Changes in earth`s orbit blamed for Antarctic warming that ended last ice age

A US-led research team studying a new ice core from West Antarctica found that warming there was well under way 20,000 years ago.

Washington: For more than a century scientists have known that Earth`s ice ages are caused by the wobbling of the planet`s orbit, but a new research has revealed that Antarctic warming began at least two, and perhaps four, millennia earlier than previously thought.

A West Antarctica Ice Sheet Divide project researcher stands in a snow pit next to an ice core with data from 68,000 years ago. The prominent line across the middle of the ice separates one year`s ice and snow accumulation from the next years.

A US-led research team studying a new ice core from West Antarctica found that warming there was well under way 20,000 years ago.

"Sometimes we think of Antarctica as this passive continent waiting for other things to act on it. But here it is showing changes before it `knows` what the north is doing," said T.J. Fudge, a University of Washington doctoral student in Earth and space sciences and lead corresponding author of the paper.

The findings come from a detailed examination of an ice core taken from the West Antarctic Ice Sheet Divide, an area where there is little horizontal flow of the ice so the data are known to be from a location that remained consistent over long periods.

Fudge identified the annual layers by running two electrodes along the ice core to measure higher electrical conductivity associated with each summer season. Evidence of greater warming turned up in layers associated with 18,000 to 22,000 years ago, the beginning of the last deglaciation.

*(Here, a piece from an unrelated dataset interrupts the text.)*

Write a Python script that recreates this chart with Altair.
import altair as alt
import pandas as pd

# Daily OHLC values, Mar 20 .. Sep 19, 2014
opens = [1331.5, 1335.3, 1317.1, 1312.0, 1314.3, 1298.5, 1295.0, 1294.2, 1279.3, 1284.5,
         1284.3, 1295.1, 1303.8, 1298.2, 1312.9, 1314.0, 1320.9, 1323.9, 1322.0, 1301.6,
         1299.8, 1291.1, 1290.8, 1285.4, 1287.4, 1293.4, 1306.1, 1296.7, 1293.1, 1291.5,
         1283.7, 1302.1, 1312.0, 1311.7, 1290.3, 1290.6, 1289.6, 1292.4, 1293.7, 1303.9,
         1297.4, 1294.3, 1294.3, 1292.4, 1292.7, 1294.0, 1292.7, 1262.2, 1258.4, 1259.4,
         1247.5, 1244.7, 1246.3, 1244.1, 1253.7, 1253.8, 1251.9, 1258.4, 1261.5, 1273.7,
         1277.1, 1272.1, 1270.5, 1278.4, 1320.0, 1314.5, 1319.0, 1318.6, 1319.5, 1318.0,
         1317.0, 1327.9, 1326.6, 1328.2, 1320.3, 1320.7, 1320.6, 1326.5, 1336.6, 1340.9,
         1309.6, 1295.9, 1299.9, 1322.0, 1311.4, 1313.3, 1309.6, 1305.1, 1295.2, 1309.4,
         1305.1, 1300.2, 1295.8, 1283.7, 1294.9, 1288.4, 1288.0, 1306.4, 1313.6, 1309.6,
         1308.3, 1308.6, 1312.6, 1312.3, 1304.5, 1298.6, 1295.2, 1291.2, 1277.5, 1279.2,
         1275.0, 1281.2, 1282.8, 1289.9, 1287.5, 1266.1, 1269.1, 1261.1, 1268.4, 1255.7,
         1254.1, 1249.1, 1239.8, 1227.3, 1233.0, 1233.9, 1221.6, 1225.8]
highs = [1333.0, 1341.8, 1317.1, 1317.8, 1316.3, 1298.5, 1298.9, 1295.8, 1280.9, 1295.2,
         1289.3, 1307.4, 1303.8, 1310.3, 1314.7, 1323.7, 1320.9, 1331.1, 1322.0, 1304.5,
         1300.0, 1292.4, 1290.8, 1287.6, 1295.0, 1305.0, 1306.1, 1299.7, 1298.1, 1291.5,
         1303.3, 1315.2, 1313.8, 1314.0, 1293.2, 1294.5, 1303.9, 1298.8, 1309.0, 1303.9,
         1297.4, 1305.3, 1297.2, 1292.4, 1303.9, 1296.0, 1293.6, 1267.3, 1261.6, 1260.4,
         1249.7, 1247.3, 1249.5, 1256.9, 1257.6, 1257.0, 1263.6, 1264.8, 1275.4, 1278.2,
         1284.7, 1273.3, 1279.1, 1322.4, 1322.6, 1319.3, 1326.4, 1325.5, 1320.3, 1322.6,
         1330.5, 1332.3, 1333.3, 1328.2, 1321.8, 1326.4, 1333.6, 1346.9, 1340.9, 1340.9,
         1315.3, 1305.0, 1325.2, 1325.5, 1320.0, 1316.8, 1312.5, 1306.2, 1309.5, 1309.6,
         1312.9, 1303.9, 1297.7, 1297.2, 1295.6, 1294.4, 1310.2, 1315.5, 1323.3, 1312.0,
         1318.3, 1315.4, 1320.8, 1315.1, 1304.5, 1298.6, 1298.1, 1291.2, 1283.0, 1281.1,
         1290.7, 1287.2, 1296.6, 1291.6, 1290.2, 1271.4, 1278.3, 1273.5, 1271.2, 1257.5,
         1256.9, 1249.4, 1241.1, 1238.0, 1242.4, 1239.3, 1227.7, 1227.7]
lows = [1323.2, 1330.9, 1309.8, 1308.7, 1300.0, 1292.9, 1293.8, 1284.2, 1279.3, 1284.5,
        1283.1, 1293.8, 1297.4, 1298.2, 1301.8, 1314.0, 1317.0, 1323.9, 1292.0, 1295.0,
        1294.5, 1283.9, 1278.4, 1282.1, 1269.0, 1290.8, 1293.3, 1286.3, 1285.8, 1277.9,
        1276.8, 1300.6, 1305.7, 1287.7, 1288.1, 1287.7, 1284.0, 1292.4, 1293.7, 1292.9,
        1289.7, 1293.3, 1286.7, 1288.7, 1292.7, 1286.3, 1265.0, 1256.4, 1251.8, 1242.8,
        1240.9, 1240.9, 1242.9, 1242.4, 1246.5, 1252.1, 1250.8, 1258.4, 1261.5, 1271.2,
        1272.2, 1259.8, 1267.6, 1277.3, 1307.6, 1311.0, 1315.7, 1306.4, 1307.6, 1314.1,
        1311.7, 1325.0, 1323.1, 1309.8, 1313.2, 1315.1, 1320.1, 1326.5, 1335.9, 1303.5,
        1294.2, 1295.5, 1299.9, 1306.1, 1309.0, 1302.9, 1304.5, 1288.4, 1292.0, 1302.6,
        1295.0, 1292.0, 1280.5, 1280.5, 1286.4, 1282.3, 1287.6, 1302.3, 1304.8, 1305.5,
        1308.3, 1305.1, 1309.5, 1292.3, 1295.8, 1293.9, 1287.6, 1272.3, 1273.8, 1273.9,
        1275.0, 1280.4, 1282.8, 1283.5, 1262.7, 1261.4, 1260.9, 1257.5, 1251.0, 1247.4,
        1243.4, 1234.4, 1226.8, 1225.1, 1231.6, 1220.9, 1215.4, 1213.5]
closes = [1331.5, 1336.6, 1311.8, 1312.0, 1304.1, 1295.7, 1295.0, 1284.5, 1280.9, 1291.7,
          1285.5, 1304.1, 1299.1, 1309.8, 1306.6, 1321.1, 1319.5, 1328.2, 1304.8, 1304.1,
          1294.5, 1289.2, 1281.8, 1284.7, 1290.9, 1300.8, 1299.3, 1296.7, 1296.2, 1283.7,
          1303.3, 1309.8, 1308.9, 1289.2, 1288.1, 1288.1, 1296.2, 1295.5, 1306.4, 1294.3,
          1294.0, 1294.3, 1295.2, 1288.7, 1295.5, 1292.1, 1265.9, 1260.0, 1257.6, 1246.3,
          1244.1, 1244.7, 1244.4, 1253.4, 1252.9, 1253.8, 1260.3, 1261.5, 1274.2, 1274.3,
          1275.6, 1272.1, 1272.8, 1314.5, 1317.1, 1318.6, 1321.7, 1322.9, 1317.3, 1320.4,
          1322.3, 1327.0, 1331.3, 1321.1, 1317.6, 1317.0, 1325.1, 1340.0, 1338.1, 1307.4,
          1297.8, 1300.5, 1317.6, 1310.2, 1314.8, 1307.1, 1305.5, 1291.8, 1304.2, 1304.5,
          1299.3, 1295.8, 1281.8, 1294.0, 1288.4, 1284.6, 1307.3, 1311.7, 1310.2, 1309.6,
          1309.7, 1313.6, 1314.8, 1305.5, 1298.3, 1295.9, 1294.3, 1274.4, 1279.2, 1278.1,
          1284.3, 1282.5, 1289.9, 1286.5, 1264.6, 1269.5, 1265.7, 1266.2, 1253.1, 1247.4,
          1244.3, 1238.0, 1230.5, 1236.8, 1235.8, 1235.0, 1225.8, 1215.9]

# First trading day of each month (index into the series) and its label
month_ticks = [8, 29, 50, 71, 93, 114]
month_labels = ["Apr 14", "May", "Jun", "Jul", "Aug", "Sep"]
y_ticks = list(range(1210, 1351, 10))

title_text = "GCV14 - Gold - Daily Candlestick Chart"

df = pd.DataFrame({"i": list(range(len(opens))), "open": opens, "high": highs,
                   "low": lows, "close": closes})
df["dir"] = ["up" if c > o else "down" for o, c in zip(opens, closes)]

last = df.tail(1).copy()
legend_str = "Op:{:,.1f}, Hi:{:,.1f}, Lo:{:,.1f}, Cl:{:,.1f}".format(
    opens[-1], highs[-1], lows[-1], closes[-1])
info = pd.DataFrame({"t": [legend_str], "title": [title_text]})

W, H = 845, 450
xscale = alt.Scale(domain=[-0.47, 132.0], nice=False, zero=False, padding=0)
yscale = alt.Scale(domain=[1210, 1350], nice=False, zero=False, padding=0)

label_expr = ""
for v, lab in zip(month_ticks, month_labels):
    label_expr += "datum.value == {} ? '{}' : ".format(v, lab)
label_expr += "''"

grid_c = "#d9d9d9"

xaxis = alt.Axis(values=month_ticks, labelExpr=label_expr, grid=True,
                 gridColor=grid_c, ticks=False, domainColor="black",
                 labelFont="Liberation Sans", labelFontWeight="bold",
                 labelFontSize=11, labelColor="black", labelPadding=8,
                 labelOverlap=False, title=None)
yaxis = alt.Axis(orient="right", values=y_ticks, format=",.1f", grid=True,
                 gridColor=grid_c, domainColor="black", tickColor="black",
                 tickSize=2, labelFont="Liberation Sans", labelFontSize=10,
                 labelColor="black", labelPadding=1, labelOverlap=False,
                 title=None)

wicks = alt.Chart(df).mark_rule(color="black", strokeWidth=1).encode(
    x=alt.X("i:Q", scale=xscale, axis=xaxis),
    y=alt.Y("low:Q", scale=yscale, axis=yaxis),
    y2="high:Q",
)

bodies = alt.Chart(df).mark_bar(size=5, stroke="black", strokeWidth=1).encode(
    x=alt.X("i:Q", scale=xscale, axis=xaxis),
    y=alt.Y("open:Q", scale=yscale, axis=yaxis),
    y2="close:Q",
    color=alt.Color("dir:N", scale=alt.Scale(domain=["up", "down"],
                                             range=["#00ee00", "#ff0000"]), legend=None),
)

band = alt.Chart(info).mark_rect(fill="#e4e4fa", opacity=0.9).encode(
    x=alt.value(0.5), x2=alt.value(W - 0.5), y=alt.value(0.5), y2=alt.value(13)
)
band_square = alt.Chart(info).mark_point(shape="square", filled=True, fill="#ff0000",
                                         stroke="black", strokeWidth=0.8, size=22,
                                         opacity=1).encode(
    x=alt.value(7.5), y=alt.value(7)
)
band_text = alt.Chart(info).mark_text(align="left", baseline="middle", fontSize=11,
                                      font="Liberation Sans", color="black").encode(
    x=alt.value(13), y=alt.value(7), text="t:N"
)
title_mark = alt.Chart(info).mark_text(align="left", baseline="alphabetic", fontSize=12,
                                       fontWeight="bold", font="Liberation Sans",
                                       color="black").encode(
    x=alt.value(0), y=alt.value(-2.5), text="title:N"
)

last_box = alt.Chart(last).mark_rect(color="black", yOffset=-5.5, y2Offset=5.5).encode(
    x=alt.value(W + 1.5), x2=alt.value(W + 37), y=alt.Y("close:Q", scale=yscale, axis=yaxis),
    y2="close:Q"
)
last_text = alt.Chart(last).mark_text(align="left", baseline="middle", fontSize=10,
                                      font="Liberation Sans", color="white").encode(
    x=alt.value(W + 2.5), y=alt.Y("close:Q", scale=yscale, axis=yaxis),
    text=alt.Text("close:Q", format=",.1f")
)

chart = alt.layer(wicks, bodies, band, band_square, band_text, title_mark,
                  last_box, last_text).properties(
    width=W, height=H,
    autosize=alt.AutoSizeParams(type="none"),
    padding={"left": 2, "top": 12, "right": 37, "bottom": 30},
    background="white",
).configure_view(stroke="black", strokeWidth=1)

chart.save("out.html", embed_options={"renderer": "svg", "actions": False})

He noted that the warming in West Antarctica 20,000 years ago is not explained by a change in the sun`s intensity. Instead, how the sun`s energy was distributed over the region was a much bigger factor.

It not only warmed the ice sheet but also warmed the Southern Ocean that surrounds Antarctica, particularly during summer months when more sea ice melting could take place.

The research is published in journal Nature.